President Biden was extremely quick to state that Russia’s economy was already cratering, the Washington Post boasting in March that Russia was in free fall, its foreign reserves frozen, its oligarchs denied access to properties and its banks barred from Western financial networks.

As it turns out, the Shanghai Cooperation Organization is now working around the clock to exclude both the U.S. dollar and the Euro and replace them with national payment systems. Who dares to have their money in Western banks after this? Russia was forced to switch to its local currency, the ruble, which is currently the best-performing currency in 2022, creating its own SWIFT system, abandoning the greenback. It rapidly searched out new markets and closer relations with China, India, Iran, Brazil, Saudi Arabia and African nations.

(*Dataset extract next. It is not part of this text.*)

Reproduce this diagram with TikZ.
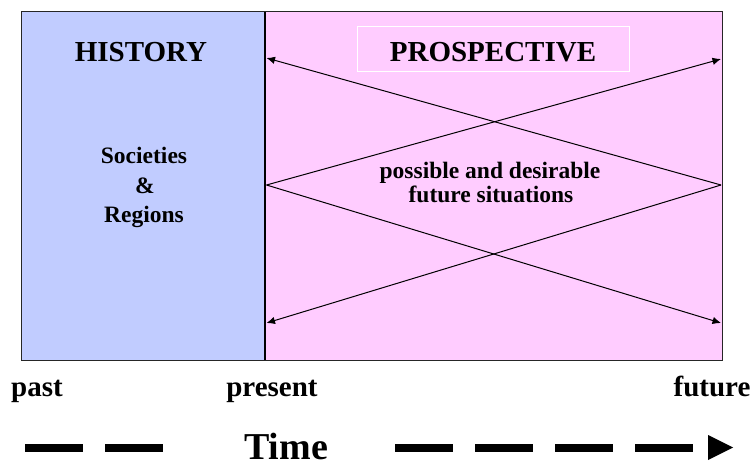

In Europe, on the other hand, 45 million Brits are set to plunge into fuel poverty this winter. London Mayor Sadiq Khan recently tweeted: “We have seen nothing like this before. We are facing a winter where for millions it won’t be about choosing between heating or eating but tragically being able to afford neither.” Germany, Europe’s largest economy, has in reality agreed to commit hara-kiri and face deindustrialization as skyrocketing energy prices hit the market. Russia, on the other hand, can shut off gas to Europe for a whole year without even noticing it much, writes Bloomberg. To top it off, Ukraine’s richest mineral deposits, worth 12.4 trillion U.S. dollars, are now in the hands of Russia, writes the Washington Post: That is 63% of world coal deposits, 42% of its metals and 33% of other earth elements, not even counting agricultural land.

With the worst drought in 500 years facing Europe, it apparently has rained more than ever in Russia, which is set for a record grain harvest in 2022 that may reach 145 million tons, according to the Institute of Agricultural Market Conjuncture. To return to the interview with Jordan Peterson: “Never underestimate the people you are at war with,” he says. Marching on Moscow has never been easy.